"A querida vaca sagrada"


Governo, oposição, sindicatos, comunicação social, enfim, os protagonistas do costume em toda e qualquer matéria que afecta a vida de milhões de portugueses, que assistem por norma na bancada a estes interessantes debates sobre o seu futuro, iniciaram a discussão anual sobre os aumentos da função pública. Resumindo as posições em confronto, o Executivo fala em subidas de acordo com a folga orçamental, que é curta, e os sindicatos, organizações que neste mundo em mudança se destacam pela seu reaccionarismo e irresponsabilidade, não têm qualquer pejo em avançar com valores que vão dos 3,8 aos 5 por cento. Neste contexto, só não se percebe a interferência de uma estrutura esquisita, que dá pela sigla TSD - dizem-me que são os trabalhadores sociais-democratas, cujo líder é há décadas um senhor, o único membro conhecido do grande público, cujo nome próprio é Arménio.

Como se vê, nada mau para um País na cauda da Europa em muitos domínios, nomeadamente em matéria de crescimento económico e produtividade, em que o Estado gasta 49 por cento da riqueza nacional produzida pelos seus súbditos. Nada mau, realmente, para um País em que os ordenados dos 700 mil funcionários e dos muitos reformados do Estado consomem a totalidade das receitas do IVA, IRS, ISP, IA, imposto de selo e também das estampilhas. Nada mau para um País em que o Estado gasta 81 por cento do Orçamento com o seu pessoal, activo e na reforma.




Com este panorama aterrador, é normal que as pessoas se interroguem, se espantem com o estado a que este sítio chegou e exijam reformas sérias, determinadas, corajosas e urgentes nessa enorme vaca sagrada que ninguém ousou afrontar até à data chamada função pública. Fala-se muito em concursos, avaliações, contratos individuais de trabalho, ordenados de mérito e outras coisas mais, todas elas lindas histórias para se contar às criancinhas, ler-se na praia, no campo ou numa terrível noite de insónia.
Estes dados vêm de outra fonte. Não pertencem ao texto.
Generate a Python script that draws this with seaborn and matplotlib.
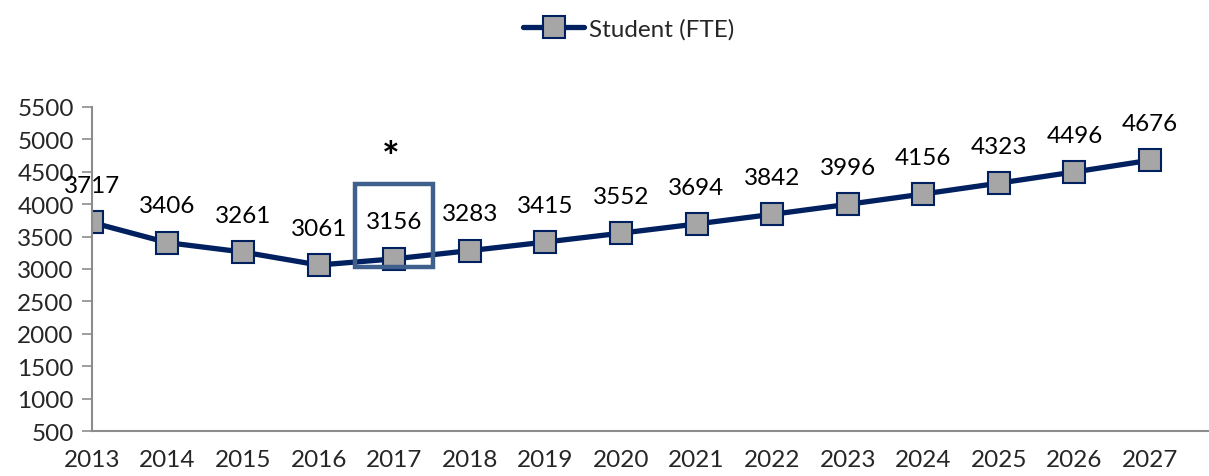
import matplotlib
matplotlib.use("Agg")
import matplotlib.pyplot as plt
import matplotlib.patches as mpatches
import seaborn as sns
import pandas as pd

# data
years = [2013, 2014, 2015, 2016, 2017, 2018, 2019, 2020, 2021, 2022, 2023, 2024, 2025, 2026, 2027]
students = [3717, 3406, 3261, 3061, 3156, 3283, 3415, 3552, 3694, 3842, 3996, 4156, 4323, 4496, 4676]
y_ticks = [500, 1000, 1500, 2000, 2500, 3000, 3500, 4000, 4500, 5000, 5500]
series_name = "Student (FTE)"

df = pd.DataFrame({"Year": years, "FTE": students, "Series": series_name})

sns.set_style("white")
plt.rcParams["font.family"] = ["Lato", "DejaVu Sans"]

navy = "#002060"
fs = 17.5
fig = plt.figure(figsize=(12.09, 4.77), dpi=100)
ax = fig.add_axes([0.076, 0.094, 0.924, 0.68])

sns.lineplot(data=df, x="Year", y="FTE", hue="Series", palette=[navy], marker="s",
             markersize=16, markerfacecolor="#A6A6A6", markeredgecolor=navy,
             markeredgewidth=1.5, linewidth=3.8, ax=ax)

for x, v in zip(years, students):
    ax.annotate(str(v), (x, v), xytext=(0, 19), textcoords="offset points",
                ha="center", va="bottom", fontsize=fs, color="black")

# highlight box around 2017 and the asterisk
box = mpatches.Rectangle((2016.48, 3031), 1.03, 1281, fill=False,
                         edgecolor="#3F5F8C", linewidth=3.2, zorder=5)
ax.add_patch(box)
ax.text(2016.95, 4700, "*", ha="center", va="center", fontsize=30,
        fontweight="bold", color="black")

ax.set_xlim(2013, 2027.78)
ax.set_ylim(500, 5500)
ax.set_yticks(y_ticks)
ax.set_xticks(years)
ax.set_xticklabels([str(y) for y in years])
ax.tick_params(axis="y", length=7, width=1.2, color="#8C8C8C", labelsize=fs, pad=6, direction="out", left=True)
ax.tick_params(axis="x", length=0, labelsize=fs, pad=13)
ax.set_xlabel("")
ax.set_ylabel("")

for side in ["top", "right"]:
    ax.spines[side].set_visible(False)
for side in ["left", "bottom"]:
    ax.spines[side].set_color("#8C8C8C")
    ax.spines[side].set_linewidth(1.5)

handles, labels = ax.get_legend_handles_labels()
ax.legend(handles, labels, loc="upper center", bbox_to_anchor=(0.52, 1.005),
          bbox_transform=fig.transFigure, frameon=False, fontsize=fs,
          handlelength=2.5, handletextpad=0.2)

fig.savefig("out.png", dpi=100)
Fala-se muito, é verdade. Não há Governo, de esquerda, de direita, do centro, mais à esquerda ou mais à direita, que não prometa reformar a vaca. Mas a dita, sagrada, valendo-se do seu peso, nomeadamente eleitoral - ganha-se ou perde-se o poder em função dos seus humores políticos -, ri-se, olha para o lado, choraminga um pouco quando as coisas parecem mais sérias e lá continua com o seu enorme ventre espetado, segura do seu poder. Até um dia em que os políticos se esqueçam das eleições e anunciem a este País anoréctico que a vaca vai entrar, finalmente, num radical e irreversível regime de emagrecimento.

António Ribeiro Ferreira in DN

Publicado por Manuel 00:10:00  

2 Comments:

  1. Rui MCB said...
    81% diz António Ribeiro Ferreira e o Expresso.
    60% diz Bagão Felix.

    Se nem neste número acertamos também não será fácil acertar no que fazer.
    Anónimo said...
    "Bonjour paresse”

    Com larga e penosa experiência, quer no sector empresarial, quer na AP, diria que em ambos, e a médio prazo, se terão de adoptar novos métodos de gestão (que não se reduzam a enxotar os seus funcionários para “outro aeroporto”... – vide o filme “Terminal”).

    Não pretendendo contradizer as afirmações de ARF, considero que, em Portugal, as empresas (muitas – talvez não todas) enfermam exactamente dos mesmos vícios da AP os quais são retratados nas lúcidas afirmações de Corinne Maier "Bonjour paresse” (in Público-Economia, 2004.09.13):

    " (...) É inútil tentar mudar o sistema - isso só o torna mais forte (...) O trabalho que faz é inútil e você será um dia substituído pelo cretino que trabalha na mesa ao lado - por isso trabalhe o menos possível e cultive uma rede de compadrios que o tornará intocável na próxima leva de despedimentos (...) Você não é julgado pelo seu mérito, mas pela sua aparência (...) Fale em linguagem tecnocrática: os outros vão pensar que você é inteligente (...) Não aceite posto de responsabilidade: vai ter de trabalhar mais, sem ganhar muito mais. (...)”

    Entretanto, na tão odiada AP portuguesa, e como é noticiado hoje no Público: “Nos tribunais portugueses faltam 1400 funcionários. As vagas estão abertas, mas não são preenchidas. Há cerca de quatro anos que o problema se arrasta sem que ninguém o resolva. Entretanto, a pendência de processos foi aumentando. E há cada vez menos funcionários para dar resposta ao volume de trabalho.”

    Será que a panaceia da gestão privada virá resolver os problemas da “vaca sagrada AP” nos Tribunais, Quartéis, Hospitais, Escolas, Orgãos da Administração e do Ordenamento do Território, entre tantos outros?.